------ DATA EXTRACT ------

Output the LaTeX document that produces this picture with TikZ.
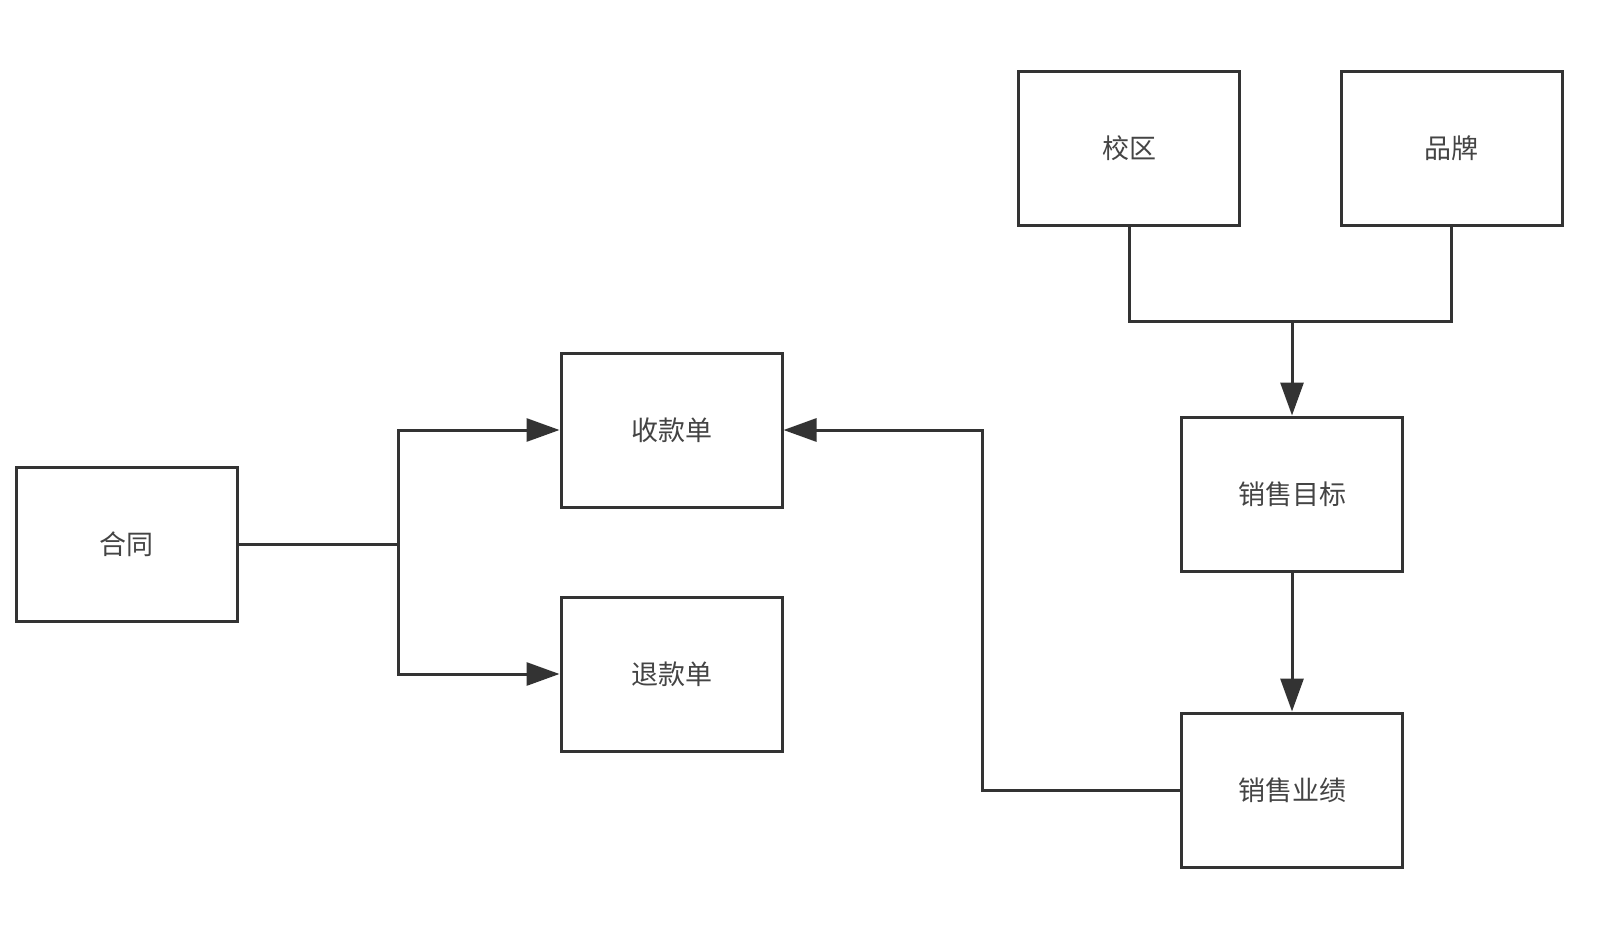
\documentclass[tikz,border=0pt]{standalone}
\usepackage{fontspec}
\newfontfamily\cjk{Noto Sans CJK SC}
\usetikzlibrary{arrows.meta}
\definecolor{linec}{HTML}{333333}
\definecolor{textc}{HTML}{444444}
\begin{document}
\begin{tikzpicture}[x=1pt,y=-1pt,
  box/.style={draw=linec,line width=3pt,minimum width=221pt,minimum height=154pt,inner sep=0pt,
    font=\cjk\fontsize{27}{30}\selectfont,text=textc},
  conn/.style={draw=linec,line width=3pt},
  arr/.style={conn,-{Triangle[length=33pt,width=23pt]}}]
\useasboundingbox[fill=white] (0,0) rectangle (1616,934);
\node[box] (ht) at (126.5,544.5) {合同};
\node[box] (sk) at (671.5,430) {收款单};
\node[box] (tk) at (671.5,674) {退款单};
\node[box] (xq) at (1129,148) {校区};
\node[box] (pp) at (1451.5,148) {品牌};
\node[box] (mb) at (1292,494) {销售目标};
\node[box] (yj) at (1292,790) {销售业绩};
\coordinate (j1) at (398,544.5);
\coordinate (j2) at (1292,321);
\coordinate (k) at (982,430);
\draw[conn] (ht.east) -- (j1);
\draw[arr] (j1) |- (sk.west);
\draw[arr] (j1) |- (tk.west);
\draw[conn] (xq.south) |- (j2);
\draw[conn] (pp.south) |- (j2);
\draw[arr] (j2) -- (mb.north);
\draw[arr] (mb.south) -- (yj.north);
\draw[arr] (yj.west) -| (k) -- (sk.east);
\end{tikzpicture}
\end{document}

------

*WRITTEN INSTRUCTION:* Reproduce the whole listing above word for word, but not its pictures.

*OUTPUT FOR THIS TASK:*
Output the LaTeX document that produces this picture with TikZ.
\documentclass[tikz,border=0pt]{standalone}
\usepackage{fontspec}
\newfontfamily\cjk{Noto Sans CJK SC}
\usetikzlibrary{arrows.meta}
\definecolor{linec}{HTML}{333333}
\definecolor{textc}{HTML}{444444}
\begin{document}
\begin{tikzpicture}[x=1pt,y=-1pt,
  box/.style={draw=linec,line width=3pt,minimum width=221pt,minimum height=154pt,inner sep=0pt,
    font=\cjk\fontsize{27}{30}\selectfont,text=textc},
  conn/.style={draw=linec,line width=3pt},
  arr/.style={conn,-{Triangle[length=33pt,width=23pt]}}]
\useasboundingbox[fill=white] (0,0) rectangle (1616,934);
\node[box] (ht) at (126.5,544.5) {合同};
\node[box] (sk) at (671.5,430) {收款单};
\node[box] (tk) at (671.5,674) {退款单};
\node[box] (xq) at (1129,148) {校区};
\node[box] (pp) at (1451.5,148) {品牌};
\node[box] (mb) at (1292,494) {销售目标};
\node[box] (yj) at (1292,790) {销售业绩};
\coordinate (j1) at (398,544.5);
\coordinate (j2) at (1292,321);
\coordinate (k) at (982,430);
\draw[conn] (ht.east) -- (j1);
\draw[arr] (j1) |- (sk.west);
\draw[arr] (j1) |- (tk.west);
\draw[conn] (xq.south) |- (j2);
\draw[conn] (pp.south) |- (j2);
\draw[arr] (j2) -- (mb.north);
\draw[arr] (mb.south) -- (yj.north);
\draw[arr] (yj.west) -| (k) -- (sk.east);
\end{tikzpicture}
\end{document}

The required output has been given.